Droga
Hay dos soldados norteamericanos atrincherados en una grieta del terreno, en medio del desierto. Disparan a un edificio que está lejos y que se yergue en medio de la nada; la reverberación del sol es tal que no les deja ver a qué están disparando, apenas aparecen unos bultos oscuros en la mira. Pero disparan. Una, dos, tres veces, a tientas, hasta que el objetivo cae y queda colgando de una ventana, como una mancha inmóvil. El enfrentamiento tiene lugar en medio del desierto, el enemigo aparece de la nada mientras los soldados norteamericanos se trasladan a algún lugar. Nunca sabemos lo que está pasando; ellos tampoco saben. Saben que tienen que sobrevivir. Están ahí, transpirados, con la boca llena de tierra, y una mosca se les posa en la cara, y el arma no funciona porque las balas se llenaron de sangre, y se terminan tomando un jugo con pajita porque no dan más de tensión y de sed.
La mosca es fundamental, no subestimen la importancia de esa mosca. Todo lo que no está previsto también forma parte de la guerra, los soldados son cuerpos que valen de acuerdo con su velocidad de reacción, preparados para saltar ante cualquier amenaza que se detecta. De hecho la escena que comenté forma parte de un enfrentamiento fortuito en el que los tres protagonistas se encuentran con otros soldados del mismo bando, casi los matan por confundirlos con el enemigo, y finalmente aparece el enemigo de verdad y estos desconocidos mueren y a nadie le importa, no hay una sola palabra de parte de los tres primeros, ni un solo pensamiento al respecto, en esos cuerpos urgidos por la necesidad de defenderse. Ni siquiera existen los bandos: se desdibujan en la rapidez de los desplazamientos. The hurt locker se trata de eso. No hay, como dijo Santiago en su crítica, un relato mayor, no hay otra historia que la de la supervivencia y la locura.
The hurt locker está conformada por una serie de misiones que cumple el escuadrón antibombas y se centra en tres hombres –no amigos, apenas compañeros.
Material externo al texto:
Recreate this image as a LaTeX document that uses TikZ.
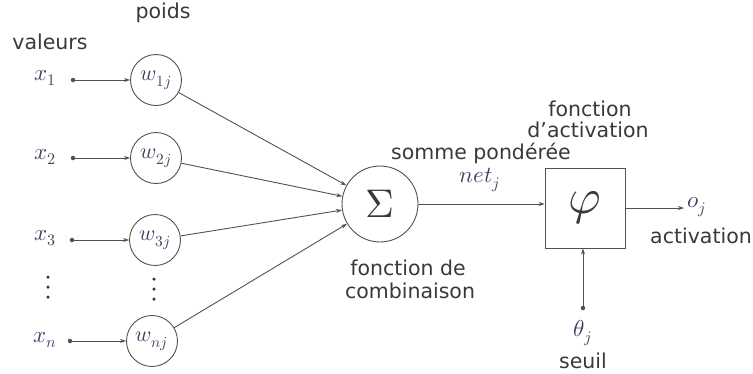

No hay relato lineal porque se abarcan apenas unos días salteados de los muchos que dura la estancia de ellos en Irak. El foco está puesto en cambio en la cuestión bien material, bien física del combate, al punto de que no aparece en ningún momento la causa de la guerra, ni ningún tipo de motivo más general: la guerra no es una causa para estos soldados, es una serie de acciones que tienen que cumplir día a día para seguir con vida y para hacer su tarea, sin pensar en nada. No pensar: moverse. Una digresión argentina: lean Los pichiciegos de Fogwill, una novela sobre la guerra de Malvinas en la que un grupo de soldados pasa casi toda la guerra escondido en una cueva, y donde la cuestión de la supervivencia en un conflicto que les resulta ajeno está puesta en primerísimo plano. La cuestión es dónde cagar, cómo racionar la poca comida (y negociar las provisiones con el enemigo si hace falta), cómo estirar los días hasta que todo pase mientras no se sabe, ni importa, lo que pasa afuera.
Es por todo eso que palabras como “causa” y “heroísmo” no tienen lugar en la película, que se diferencia de otros relatos bélicos en el hecho de que acá no hay épica ni heroísmo posible. De hecho la película empieza con la frase “La guerra es una droga”, y el gusto del protagonista por su tarea de desactivar bombas (sí, gusto, aunque parezca increíble: él mismo termina diciendo sobre el final que es la única cosa que le gusta) está más cerca de la obsesión y la locura que otra cosa. Héroe es el que se sacrifica por una causa o por los otros. Acá la causa directamente no existe, y el protagonista está más que dispuesto a arriesgar la vida de sus compañeros con tal de afrontar el peligro, a veces hasta caprichosamente, como cuando se meten en ese barrio de calles angostas a perseguir tipos. Lo que más impresiona de la guerra, tal como la muestra The hurt locker, es la falta total de sentido de absolutamente todo lo que pasa. Por eso mismo tampoco hay relato, estrictamente hablando. Cuando James (Jeremy Renner) llama a su mujer es incapaz de decirle nada a la voz que responde del otro lado del teléfono, no puede articular palabra. Porque la experiencia de la guerra, para estos soldados entregados a lo real y a lo inmediato, no se toca en ningún punto con el discurso de los medios, de los políticos o de los que la miran desde afuera, y tiene el poder, terrible -Bigelow no necesita decirlo, pero lo vimos en youtube- de desencadenar las peores locuras.